What you are asking for is not so much a "query" but is basically just a filtering of content from the array in each document.
You do this with .aggregate() and $project:
db.survey.aggregate([
{ "$project": {
"results": {
"$setDifference": [
{ "$map": {
"input": "$results",
"as": "el",
"in": {
"$cond": [
{ "$and": [
{ "$eq": [ "$$el.product", "xyz" ] },
{ "$gte": [ "$$el.score", 6 ] }
]}
]
}
}},
[false]
]
}
}}
])
So rather than "contrain" results to documents that have an array member matching the condition, all this is doing is "filtering" the array members out that do not match the condition, but returns the document with an empty array if need be.
The fastest present way to do this is with $map to inspect all elements and $setDifference to filter out any values of false returned from that inspection. The possible downside is a "set" must contain unique elements, so this is fine as long as the elements themselves are unique.

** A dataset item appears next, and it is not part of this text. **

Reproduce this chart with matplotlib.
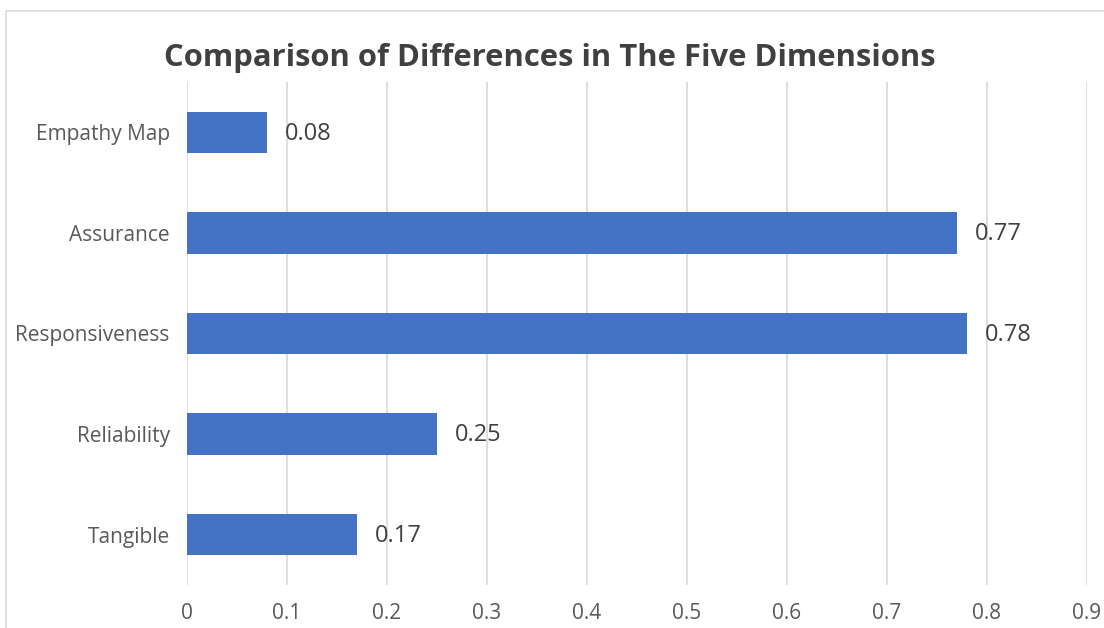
import matplotlib
matplotlib.use("Agg")
import matplotlib.pyplot as plt
from matplotlib.patches import Rectangle

categories = ["Tangible", "Reliability", "Responsiveness", "Assurance", "Empathy Map"]
values = [0.17, 0.25, 0.78, 0.77, 0.08]
value_labels = ["0.17", "0.25", "0.78", "0.77", "0.08"]
xticks = [0, 0.1, 0.2, 0.3, 0.4, 0.5, 0.6, 0.7, 0.8, 0.9]
xtick_labels = ["0", "0.1", "0.2", "0.3", "0.4", "0.5", "0.6", "0.7", "0.8", "0.9"]
title = "Comparison of Differences in The Five Dimensions"

plt.rcParams['font.family'] = ['Open Sans', 'DejaVu Sans']

W, H = 1104, 628
fig = plt.figure(figsize=(W / 100, H / 100), dpi=100)
fig.patch.set_facecolor("white")

# outer chart border (cropped on right/bottom)
fig.patches.append(Rectangle((6 / W, -0.1), 1.2, 1 - 11 / H + 0.1, transform=fig.transFigure,
                             fill=False, edgecolor="#d9d9d9", linewidth=1.2))

ax = fig.add_axes([187 / W, 1 - 585 / H, 900 / W, (585 - 82) / H])
y = list(range(len(categories)))
ax.barh(y, values, height=0.41, color="#4472C4", zorder=3)
ax.set_xlim(0, 0.9)
ax.set_ylim(-0.5, len(categories) - 0.5)
ax.set_xticks(xticks)
ax.set_xticklabels(xtick_labels)
ax.set_yticks(y)
ax.set_yticklabels(categories)
ax.grid(axis="x", color="#d9d9d9", linewidth=1.2, zorder=0)
for s in ax.spines.values():
    s.set_visible(False)
ax.tick_params(axis="both", length=0, labelcolor="#595959")
ax.tick_params(axis="x", pad=13, labelsize=15)
ax.tick_params(axis="y", pad=12.5, labelsize=15)

for yi, v, lab in zip(y, values, value_labels):
    ax.annotate(lab, (v, yi), xytext=(13, -1), textcoords="offset points",
                va="center", ha="left", fontsize=17, color="#404040")

fig.text(550 / W, 1 - 58 / H, title, ha="center", va="center", fontsize=22.3,
         fontweight="bold", color="#404040")

fig.savefig("out.png", dpi=100)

Future releases will have a $filter method, which is similar to $map in structure, but directly removes non-matching results where as $map just returns them ( via the $cond and either the matching element or false ) and is then better suited.
Otherwise if not unique or the MongoDB server version is less than 2.6, you are doing this using $unwind, in a non performant way:
db.survey.aggregate([
{ "$unwind": "$results" },
{ "$group": {
"_id": "$_id",
"results": { "$push": "$results" },
"matched": {
"$sum": {
"$cond": [
{ "$and": [
{ "$eq": [ "$results.product", "xyz" ] },
{ "$gte": [ "$results.score", 6 ] }
]},
1,
0
]
}
}
}},
{ "$unwind": "$results" },
{ "$match": {
"$or": [
{
"results.product": "xyz",
"results.score": { "$gte": 6 }
},
{ "matched": 0 }
}},
{ "$group": {
"_id": "$_id",
"results": { "$push": "$results" },
"matched": { "$first": "$matched" }
}},
{ "$project": {
"results": {
"$cond": [
{ "$ne": [ "$matched", 0 ] },
"$results",
[]
]
}
}}
])
Which is pretty horrible in both design and perfomance. As such you are probably better off doing the filtering per document in client code instead.
You can use $filter in mongoDB 3.2
db.survey.aggregate([{
$match: {
{ id: 12345}
}
}, {
$project: {
results: {
$filter: {
input: "$results",
as: "results",
cond:{$gt: ['$$results.score', 6]}
}
}
}
}]);
It will return all the sub document that have score greater than 6. If you want to return only first matched document than you can use '$' operator.
You can use $redact in this way:
db.survey.aggregate( [
{ $match : { _id : 12345 }},
{ $redact: {
$cond: {
if: {
$or: [
{ $eq: [ "$_id", 12345 ] },
{ $and: [
{ $eq: [ "$product", "xyz" ] },
{ $gte: [ "$score", 6 ] }
]}
]
},
then: "$$DESCEND",
else: "$$PRUNE"
}
}
}
] );
It will $match by _id: 12345 first and then it will "$$PRUNE" all the subdocuments that don't have "product":"xyz" and don't have score greater or equal 6. I added the condition ($cond) { $eq: [ "$_id", 12345 ] } so that it wouldn't prune the whole document before it reaches the subdocuments.